Set exercise | For this exercise, repeat all of the material verbatim apart from its images.
* Start *
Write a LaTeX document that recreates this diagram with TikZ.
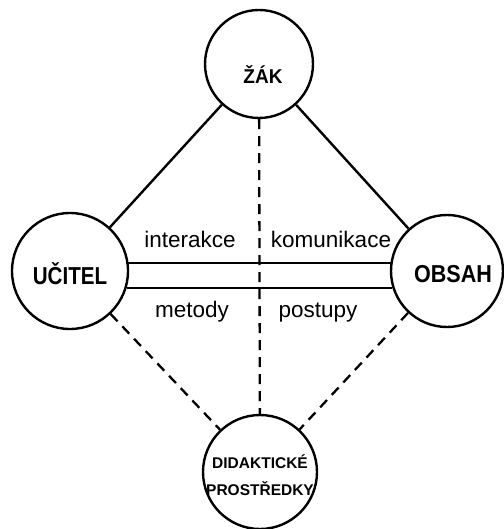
\documentclass[tikz,border=0pt]{standalone}
\usepackage{graphicx}
\usepackage{fontspec}
\setmainfont{Liberation Sans}
\usetikzlibrary{calc}
\begin{document}
\begin{tikzpicture}[x=1pt,y=-1pt,
  vertex/.style={circle,draw,line width=2.4pt,inner sep=0pt},
  solidlink/.style={line width=2.4pt},
  dashlink/.style={line width=2.3pt,dash pattern=on 10pt off 7pt},
  bigname/.style={inner sep=0pt,font=\bfseries\fontsize{24.5}{26}\selectfont},
  lbl/.style={inner sep=0pt,font=\fontsize{22.5}{24}\selectfont}]
\useasboundingbox (0,0) rectangle (503,529);
% the four poles
\node[vertex,minimum size=108pt] (zak) at (259,64) {};
\node[vertex,minimum size=116pt] (ucitel) at (70,271) {};
\node[vertex,minimum size=112pt] (obsah) at (447,271) {};
\node[vertex,minimum size=114pt] (prostr) at (260,472) {};
\node[inner sep=0pt,font=\bfseries\fontsize{20}{22}\selectfont] (zakname) at (263,75) {\scalebox{0.95}[1]{ŽÁK}};
\node[bigname] (ucitelname) at (70,274) {\scalebox{0.84}[1]{UČITEL}};
\node[bigname] (obsahname) at (453,274) {\scalebox{0.88}[1]{OBSAH}};
\node[inner sep=0pt,align=center,font=\bfseries\fontsize{15.5}{27}\selectfont] (prostrname) at (260,475) {DIDAKTICKÉ\\PROSTŘEDKY};
% solid links from the pupil
\draw[solidlink] (zak) -- (ucitel);
\draw[solidlink] (zak) -- (obsah);
% double bar between teacher and content
\coordinate (a1) at (ucitel.east |- 0,263);
\coordinate (b1) at (obsah.west |- 0,263);
\coordinate (a2) at (ucitel.east |- 0,288);
\coordinate (b2) at (obsah.west |- 0,288);
\draw[line width=2.8pt] ($(a1)+(-2,0)$) -- ($(b1)+(2,0)$);
\draw[line width=2.8pt] ($(a2)+(-2,0)$) -- ($(b2)+(2,0)$);
% dashed links to the teaching aids
\draw[dashlink] (zak) -- (prostr);
\draw[dashlink] (ucitel) -- (prostr);
\draw[dashlink] (obsah) -- (prostr);
% labels along the bar
\node[lbl,anchor=base] (l1) at (190,247) {interakce};
\node[lbl,anchor=base] (l2) at (331,247) {komunikace};
\node[lbl,anchor=base] (l3) at (192,317) {metody};
\node[lbl,anchor=base] (l4) at (318,317) {postupy};
\end{tikzpicture}
\end{document}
* End *
Reply to the exercise |
Write a LaTeX document that recreates this diagram with TikZ.
\documentclass[tikz,border=0pt]{standalone}
\usepackage{graphicx}
\usepackage{fontspec}
\setmainfont{Liberation Sans}
\usetikzlibrary{calc}
\begin{document}
\begin{tikzpicture}[x=1pt,y=-1pt,
  vertex/.style={circle,draw,line width=2.4pt,inner sep=0pt},
  solidlink/.style={line width=2.4pt},
  dashlink/.style={line width=2.3pt,dash pattern=on 10pt off 7pt},
  bigname/.style={inner sep=0pt,font=\bfseries\fontsize{24.5}{26}\selectfont},
  lbl/.style={inner sep=0pt,font=\fontsize{22.5}{24}\selectfont}]
\useasboundingbox (0,0) rectangle (503,529);
% the four poles
\node[vertex,minimum size=108pt] (zak) at (259,64) {};
\node[vertex,minimum size=116pt] (ucitel) at (70,271) {};
\node[vertex,minimum size=112pt] (obsah) at (447,271) {};
\node[vertex,minimum size=114pt] (prostr) at (260,472) {};
\node[inner sep=0pt,font=\bfseries\fontsize{20}{22}\selectfont] (zakname) at (263,75) {\scalebox{0.95}[1]{ŽÁK}};
\node[bigname] (ucitelname) at (70,274) {\scalebox{0.84}[1]{UČITEL}};
\node[bigname] (obsahname) at (453,274) {\scalebox{0.88}[1]{OBSAH}};
\node[inner sep=0pt,align=center,font=\bfseries\fontsize{15.5}{27}\selectfont] (prostrname) at (260,475) {DIDAKTICKÉ\\PROSTŘEDKY};
% solid links from the pupil
\draw[solidlink] (zak) -- (ucitel);
\draw[solidlink] (zak) -- (obsah);
% double bar between teacher and content
\coordinate (a1) at (ucitel.east |- 0,263);
\coordinate (b1) at (obsah.west |- 0,263);
\coordinate (a2) at (ucitel.east |- 0,288);
\coordinate (b2) at (obsah.west |- 0,288);
\draw[line width=2.8pt] ($(a1)+(-2,0)$) -- ($(b1)+(2,0)$);
\draw[line width=2.8pt] ($(a2)+(-2,0)$) -- ($(b2)+(2,0)$);
% dashed links to the teaching aids
\draw[dashlink] (zak) -- (prostr);
\draw[dashlink] (ucitel) -- (prostr);
\draw[dashlink] (obsah) -- (prostr);
% labels along the bar
\node[lbl,anchor=base] (l1) at (190,247) {interakce};
\node[lbl,anchor=base] (l2) at (331,247) {komunikace};
\node[lbl,anchor=base] (l3) at (192,317) {metody};
\node[lbl,anchor=base] (l4) at (318,317) {postupy};
\end{tikzpicture}
\end{document}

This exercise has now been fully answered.